Les mots de l’Europe – Travailleurs détachés

Travailleurs migrants exerçant leur métier dans un pays tiers de l'UE, aux conditions salariales et légales du pays-hôte mais en payant les cotisations sociales du pays d'origine.

Après la crainte légitime suscitée en 2005 par le spectre du « plombier polonais », qui a abouti à une refonte hélas seulement partielle du projet de directive Bolkestein, les Français ont découvert avec effroi le phénomène des « travailleurs détachés », cause d'un dumping économique et social dévastateur à l'intérieur des pays membres et entre eux. Concrétisation déséquilibrée de la liberté de circulation et d'établissement en Europe, inscrite dans les traités, la directive de détachement des travailleurs a été adoptée en 1996. D'abord indolore, elle est montée en puissance au cours des années 2000 et ses effets pervers, notamment à cause de l'adhésion des anciens pays de l'Est, se sont multipliés et amplifiés : impossibilité de contrôler les flux – il y aurait « au minimum » 350 000 travailleurs détachés en France selon le gouvernement, dont la moitié à peine serait déclarée -, développement du travail clandestin ou semi-clandestin, création d'entreprises fictives dans les pays d'origines pour « importer » une main d'oeuvre ponctuelle low-cost dans les pays de destination, etc.
 
Le dumping social qui en résulte déstabilise les conditions de la concurrence : d'une part, à l'intérieur des pays d'Europe occidentale (notamment dans les secteurs du BTP et des transports), où de grands groupes peu scrupuleux ruinent les PME honnêtes et raflent l'essentiel de la commande publique.
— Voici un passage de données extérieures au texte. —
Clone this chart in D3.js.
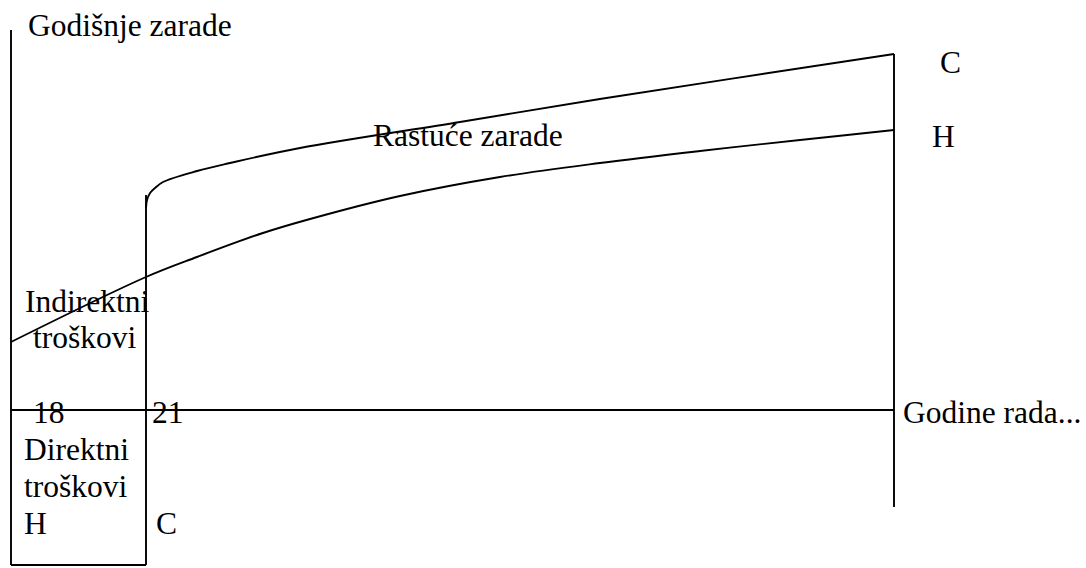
<!DOCTYPE html>
<html>
<head>
<meta charset="utf-8">
<script src="https://cdn.jsdelivr.net/npm/d3@7"></script>
<style>
  body { margin: 0; background: #fff; }
  svg { display: block; }
  text { font-family: "Liberation Serif", "Times New Roman", serif; font-size: 31.5px; fill: #000; }
</style>
</head>
<body>
<div id="chart-container"></div>
<script>
// schematic data: age (years) -> annual earnings (arbitrary units)
const ageMarks = [18, 21, 65];
const collegeAges = [21, 21.06, 21.24, 21.53, 22, 24, 25.94, 30.06, 39.47, 47.7, 65];
const collegeEarn = [202, 210, 217, 222, 228, 239, 247, 262, 288, 311, 356];
const hsAges = [18, 21, 24, 27.88, 30.65, 35.94, 41.82, 47.7, 53.59, 59.47, 65];
const hsEarn = [68, 133, 153, 177, 191, 214, 233, 247, 259, 270, 280];
const tickLabels = ['18', '21'];

const width = 1086;
const height = 568;

const svg = d3.select('#chart-container')
  .append('svg')
  .attr('width', width)
  .attr('height', height);

// piecewise scale: the sketch is not proportional in time
const xScale = d3.scaleLinear()
  .domain(ageMarks)
  .range([11, 146, 894]);

const yScale = d3.scaleLinear()
  .domain([-155, 410])
  .range([565, 0]);

const line = d3.line()
  .x(d => xScale(d[0]))
  .y(d => yScale(d[1]))
  .curve(d3.curveCatmullRom.alpha(0.5));

const stroke = { color: '#000', w: 1.9 };

// vertical lines: y-axis, college start, retirement
const verticals = [
  { age: 18, from: -155, to: 380 },
  { age: 21, from: -155, to: 215 },
  { age: 65, from: -97, to: 356 }
];

svg.selectAll('.vline')
  .data(verticals)
  .enter()
  .append('line')
  .attr('class', 'vline')
  .attr('x1', d => xScale(d.age))
  .attr('x2', d => xScale(d.age))
  .attr('y1', d => yScale(d.from))
  .attr('y2', d => yScale(d.to))
  .attr('stroke', stroke.color)
  .attr('stroke-width', stroke.w);

// x axis (years of work) and bottom of the direct-cost box
const horizontals = [
  { from: 18, to: 65, v: 0 },
  { from: 18, to: 21, v: -155 }
];

svg.selectAll('.hline')
  .data(horizontals)
  .enter()
  .append('line')
  .attr('class', 'hline')
  .attr('x1', d => xScale(d.from))
  .attr('x2', d => xScale(d.to))
  .attr('y1', d => yScale(d.v))
  .attr('y2', d => yScale(d.v))
  .attr('stroke', stroke.color)
  .attr('stroke-width', stroke.w);

// earnings curves
const series = [
  d3.zip(collegeAges, collegeEarn),
  d3.zip(hsAges, hsEarn)
];

svg.selectAll('.curve')
  .data(series)
  .enter()
  .append('path')
  .attr('class', 'curve')
  .attr('d', line)
  .attr('fill', 'none')
  .attr('stroke', stroke.color)
  .attr('stroke-width', stroke.w);

// text labels
const labels = [
  { t: 'Godišnje zarade', x: 28, y: 36 },
  { t: 'Rastuće zarade', x: 373, y: 146 },
  { t: 'C', x: 940, y: 73 },
  { t: 'H', x: 932, y: 147 },
  { t: 'Godine rada...', x: 903, y: 423 },
  { t: 'Indirektni', x: 25, y: 312 },
  { t: 'troškovi', x: 33, y: 348 },
  { t: 'Direktni', x: 24, y: 460 },
  { t: 'troškovi', x: 24, y: 497 },
  { t: 'H', x: 24, y: 534 },
  { t: 'C', x: 156, y: 534 }
];

svg.selectAll('.lbl')
  .data(labels)
  .enter()
  .append('text')
  .attr('class', 'lbl')
  .attr('x', d => d.x)
  .attr('y', d => d.y)
  .text(d => d.t);

// age tick labels
svg.selectAll('.tick-lbl')
  .data(tickLabels)
  .enter()
  .append('text')
  .attr('class', 'tick-lbl')
  .attr('x', (d, i) => xScale(+d) + (i === 0 ? 22 : 6))
  .attr('y', yScale(0) + 13)
  .text(d => d);
</script>
</body>
</html>
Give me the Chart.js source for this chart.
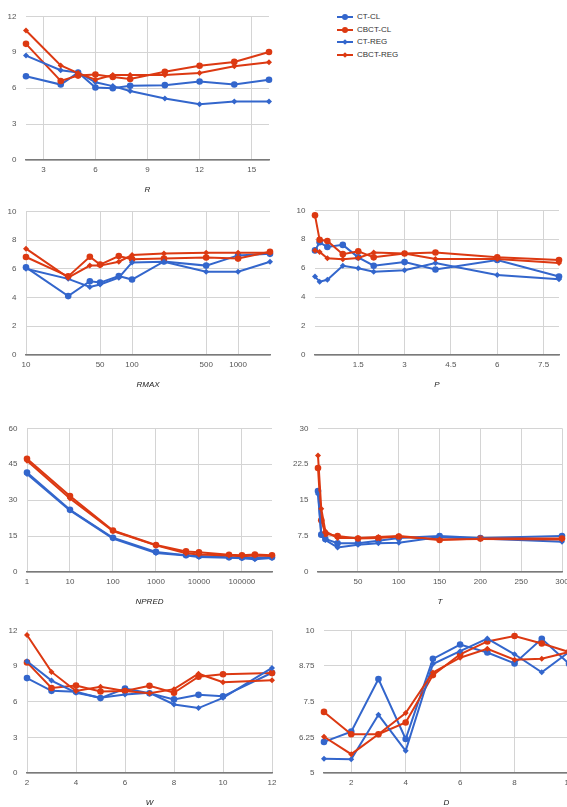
<!DOCTYPE html>
<html>
<head>
<meta charset="utf-8">
<script src="https://cdn.jsdelivr.net/npm/chart.js@4/dist/chart.umd.min.js"></script>
<style>
  html, body { margin: 0; padding: 0; background: #fff; width: 567px; height: 807px; overflow: hidden; position: relative; }
  canvas { position: absolute; }
  .legend { position: absolute; left: 337px; top: 0; font: 8px "Liberation Sans", Arial, sans-serif; color: #333; }
  .row { position: absolute; left: 0; width: 90px; height: 12px; }
  .row .ln { position: absolute; left: 0; top: 5px; width: 16px; height: 2px; }
  .row .dot { position: absolute; left: 5px; top: 3px; width: 6px; height: 6px; border-radius: 50%; }
  .row .dia { position: absolute; left: 6px; top: 4px; width: 4px; height: 4px; transform: rotate(45deg); }
  .row .tx { position: absolute; left: 20px; top: 1px; line-height: 10px; white-space: nowrap; }
</style>
</head>
<body>
<div class="legend" id="legend"></div>
<script>
// Series names and colours
const seriesNames = ['CT-CL', 'CBCT-CL', 'CT-REG', 'CBCT-REG'];
const seriesColors = ['#3366cc', '#dc3912', '#3366cc', '#dc3912'];

// R
const rX = [2, 4, 5, 6, 7, 8, 10, 12, 14, 16];
const rCtCl = [7.0, 6.3, 7.3, 6.05, 6.0, 6.2, 6.25, 6.55, 6.3, 6.7];
const rCbctCl = [9.7, 6.6, 7.05, 7.13, 6.94, 6.76, 7.37, 7.87, 8.19, 9.02];
const rCtReg = [8.72, 7.5, 7.31, 6.49, 6.17, 5.77, 5.13, 4.65, 4.89, 4.89];
const rCbctReg = [10.82, 7.9, 7.26, 6.7, 7.1, 7.1, 7.1, 7.26, 7.82, 8.16];
const rTicks = [3, 6, 9, 12, 15];

// RMAX
const rmaxX = [10, 25, 40, 50, 75, 100, 200, 500, 1000, 2000];
const rmaxCtCl = [6.1, 4.1, 5.13, 5.04, 5.49, 5.25, 6.51, 6.22, 6.93, 7.04];
const rmaxCbctCl = [6.82, 5.47, 6.84, 6.29, 6.89, 6.67, 6.71, 6.78, 6.71, 7.18];
const rmaxCtReg = [6.0, 5.3, 4.73, 4.91, 5.38, 6.44, 6.49, 5.8, 5.8, 6.49];
const rmaxCbctReg = [7.4, 5.38, 6.22, 6.22, 6.49, 6.96, 7.07, 7.11, 7.11, 7.11];
const rmaxTicks = [10, 50, 100, 500, 1000];

// P
const pX = [0.1, 0.25, 0.5, 1, 1.5, 2, 3, 4, 6, 8];
const pCtCl = [7.23, 7.79, 7.46, 7.61, 6.75, 6.17, 6.42, 5.91, 6.57, 5.42];
const pCbctCl = [9.65, 7.96, 7.88, 6.97, 7.17, 6.75, 7.01, 7.08, 6.75, 6.57];
const pCtReg = [5.42, 5.07, 5.2, 6.17, 5.99, 5.75, 5.86, 6.35, 5.53, 5.24];
const pCbctReg = [7.23, 7.12, 6.68, 6.62, 6.7, 7.08, 7.01, 6.64, 6.64, 6.35];
const pTicks = [1.5, 3, 4.5, 6, 7.5];

// NPRED
const npX = [1, 10, 100, 1000, 5000, 10000, 50000, 100000, 200000, 500000];
const npCtCl = [41.5, 26.0, 14.3, 8.4, 7.0, 6.7, 6.2, 6.1, 5.9, 6.2];
const npCbctCl = [47.3, 31.7, 17.3, 11.3, 8.6, 8.2, 7.2, 7.0, 7.3, 7.0];
const npCtReg = [40.9, 25.7, 14.0, 7.9, 6.9, 6.3, 5.9, 5.7, 5.3, 5.8];
const npCbctReg = [46.4, 30.7, 17.1, 11.1, 7.8, 7.3, 6.9, 6.6, 6.9, 6.7];
const npTicks = [1, 10, 100, 1000, 10000, 100000];

// T
const tX = [1, 5, 10, 25, 50, 75, 100, 150, 200, 300];
const tCtCl = [16.9, 7.8, 6.9, 6.0, 6.0, 6.5, 7.1, 7.5, 7.1, 7.5];
const tCbctCl = [21.7, 10.8, 8.0, 7.5, 7.0, 7.1, 7.4, 6.7, 7.0, 7.0];
const tCtReg = [16.3, 7.7, 6.7, 5.1, 5.7, 6.0, 6.1, 7.3, 7.0, 6.3];
const tCbctReg = [24.3, 13.2, 8.5, 7.1, 7.1, 7.3, 7.5, 6.8, 6.9, 6.8];
const tTicks = [50, 100, 150, 200, 250, 300];

// W
const wX = [2, 3, 4, 5, 6, 7, 8, 9, 10, 12];
const wCtCl = [7.98, 6.91, 6.83, 6.3, 7.1, 6.7, 6.19, 6.57, 6.45, 8.43];
const wCbctCl = [9.3, 7.15, 7.35, 6.85, 6.9, 7.34, 6.75, 8.1, 8.3, 8.4];
const wCtReg = [9.4, 7.77, 6.75, 6.32, 6.6, 6.75, 5.76, 5.46, 6.32, 8.84];
const wCbctReg = [11.6, 8.5, 6.9, 7.25, 6.9, 6.7, 7.05, 8.35, 7.64, 7.8];
const wTicks = [2, 4, 6, 8, 10, 12];

// D
const dX = [1, 2, 3, 4, 5, 6, 7, 8, 9, 10];
const dCtCl = [6.09, 6.45, 8.29, 6.19, 9.0, 9.5, 9.22, 8.84, 9.7, 8.83];
const dCbctCl = [7.14, 6.36, 6.36, 6.77, 8.43, 9.16, 9.61, 9.8, 9.54, 9.24];
const dCtReg = [5.5, 5.48, 7.04, 5.78, 8.82, 9.27, 9.71, 9.16, 8.53, 9.24];
const dCbctReg = [6.27, 5.66, 6.36, 7.1, 8.52, 9.04, 9.35, 8.97, 9.0, 9.24];
const dTicks = [2, 4, 6, 8, 10];

const FONT = '"Liberation Sans", Arial, sans-serif';
const YW = 30;   // y-axis band width
const PT = 8;    // space above plot
const PR = 14;   // space right of plot
const XH = 50;   // x-axis band height (labels + title)

function datasetStyle(i) {
  const circle = i < 2;
  return {
    borderColor: seriesColors[i],
    backgroundColor: seriesColors[i],
    borderWidth: 2,
    tension: 0,
    clip: false,
    pointStyle: circle ? 'circle' : 'rectRot',
    pointRadius: circle ? 3.3 : 3,
    pointBorderWidth: 0,
    pointBackgroundColor: seriesColors[i],
    order: 4 - i
  };
}

function plot(box, xs, series, xCfg, yCfg) {
  const L = Math.round(box.l), T = Math.round(box.t), R = Math.round(box.r), B = Math.round(box.b);
  const w = R - L + YW + PR, h = B - T + PT + XH;
  const cv = document.createElement('canvas');
  cv.width = w; cv.height = h;
  cv.style.left = (L - YW) + 'px';
  cv.style.top = (T - PT) + 'px';
  cv.style.width = w + 'px';
  cv.style.height = h + 'px';
  document.body.appendChild(cv);

  const datasets = series.map((vals, i) => Object.assign({
    label: seriesNames[i],
    data: xs.map((x, j) => ({ x: x, y: vals[j] }))
  }, datasetStyle(i)));

  new Chart(cv, {
    type: 'line',
    data: { datasets: datasets },
    options: {
      responsive: false,
      animation: false,
      devicePixelRatio: 1,
      layout: { padding: { top: PT, right: PR, left: 0, bottom: 0 } },
      plugins: { legend: { display: false }, tooltip: { enabled: false } },
      scales: {
        x: {
          type: xCfg.type || 'linear',
          min: xCfg.min,
          max: xCfg.max,
          afterBuildTicks: s => { s.ticks = xCfg.ticks.map(v => ({ value: v })); },
          afterFit: s => { s.height = XH; },
          grid: { color: '#d4d4d4', lineWidth: 1, drawTicks: false },
          border: { display: true, color: '#7a7a7a', width: 1.5 },
          ticks: {
            padding: 4.5, autoSkip: false, maxRotation: 0, color: '#555',
            font: { family: FONT, size: 8 },
            callback: v => String(v)
          },
          title: {
            display: true, text: xCfg.title, color: '#222',
            font: { family: FONT, size: 8, style: 'italic' },
            padding: { top: 0, bottom: 15.2 }
          }
        },
        y: {
          type: 'linear',
          min: yCfg.min,
          max: yCfg.max,
          afterFit: s => { s.width = YW; },
          grid: { color: '#d4d4d4', lineWidth: 1, drawTicks: false },
          border: { display: false },
          ticks: {
            stepSize: yCfg.step, padding: 9.5, color: '#555',
            font: { family: FONT, size: 8 },
            callback: v => String(v)
          }
        }
      }
    }
  });
}

plot({ l: 26, t: 10, r: 269, b: 160 }, rX, [rCtCl, rCbctCl, rCtReg, rCbctReg],
  { min: 2, max: 16, ticks: rTicks, title: 'R' }, { min: 0, max: 12, step: 3 });

plot({ l: 26, t: 205, r: 270, b: 355 }, rmaxX, [rmaxCtCl, rmaxCbctCl, rmaxCtReg, rmaxCbctReg],
  { type: 'logarithmic', min: 10, max: 2000, ticks: rmaxTicks, title: 'RMAX' }, { min: 0, max: 10, step: 2 });

plot({ l: 315, t: 204, r: 559, b: 355 }, pX, [pCtCl, pCbctCl, pCtReg, pCbctReg],
  { min: 0.1, max: 8, ticks: pTicks, title: 'P' }, { min: 0, max: 10, step: 2 });

plot({ l: 27, t: 422, r: 272, b: 572 }, npX, [npCtCl, npCbctCl, npCtReg, npCbctReg],
  { type: 'logarithmic', min: 1, max: 500000, ticks: npTicks, title: 'NPRED' }, { min: 0, max: 60, step: 15 });

plot({ l: 318, t: 422, r: 562, b: 572 }, tX, [tCtCl, tCbctCl, tCtReg, tCbctReg],
  { min: 1, max: 300, ticks: tTicks, title: 'T' }, { min: 0, max: 30, step: 7.5 });

plot({ l: 27, t: 624, r: 272, b: 773 }, wX, [wCtCl, wCbctCl, wCtReg, wCbctReg],
  { min: 2, max: 12, ticks: wTicks, title: 'W' }, { min: 0, max: 12, step: 3 });

plot({ l: 324, t: 624, r: 569, b: 773 }, dX, [dCtCl, dCbctCl, dCtReg, dCbctReg],
  { min: 1, max: 10, ticks: dTicks, title: 'D' }, { min: 5, max: 10, step: 1.25 });

// Legend
const legend = document.getElementById('legend');
const rowTops = [11, 24, 36, 49];
seriesNames.forEach((name, i) => {
  const row = document.createElement('div');
  row.className = 'row';
  row.style.top = rowTops[i] + 'px';
  const ln = document.createElement('div');
  ln.className = 'ln';
  ln.style.background = seriesColors[i];
  const mk = document.createElement('div');
  mk.className = i < 2 ? 'dot' : 'dia';
  mk.style.background = seriesColors[i];
  const tx = document.createElement('div');
  tx.className = 'tx';
  tx.textContent = name;
  row.appendChild(ln); row.appendChild(mk); row.appendChild(tx);
  legend.appendChild(row);
});
</script>
</body>
</html>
D'autre part, entre les pays européens eux-mêmes, dont certains systématisent cette pratique de la concurrence faussée – dans l'agroalimentaire en Allemagne par exemple – pour réaliser des gains de compétitivité abusifs face à leurs voisins. Au final, ce sont des dizaines de milliers d'emplois en France, comme dans d'autres pays comparables, qui sont détruits, sans que les travailleurs « bénéficiaires » de ce système en profitent réellement (ils sont souvent exploités), ni que ce phénomène soit compensé par le détachement de travailleurs français en Europe – ces emplois, souvent qualifiés, existaient déjà avant 1996 sous le statut de l'expatriation professionnelle. Complètement débordés par l'ampleur des dérives de la directive (« une véritable inondation », selon les acteurs du dossier), les gouvernements ont réformé en catastrophe ce système en décembre 2013, en décidant notamment des sanctions plus lourdes contre les entreprises indélicates. Mais cela ne résoudra nullement l'impossibilité pratique pour les autorités des pays d'accueil de contrôler efficacement les flux plus ou moins clandestins et n'affectera pas davantage la règle des cotisations dans le pays d'origine, qui organise un véritable dumping légal.
 
 
Il n'est pas possible de résorber les désordres de la directive détachement, c'est la directive elle-même qu'il faut abroger. Les candidats des listes « Debout la France, ni système, ni extrêmes ! » s'engagent à porter ce combat qui s'inscrira dans celui, plus vaste, d'une profonde réforme du marché intérieur européen pour permettre par des dispositifs de compensation de résorber toutes les formes de dumping (fiscal, social, etc.) qu'une libre circulation insensée et irréaliste a laissé se développer.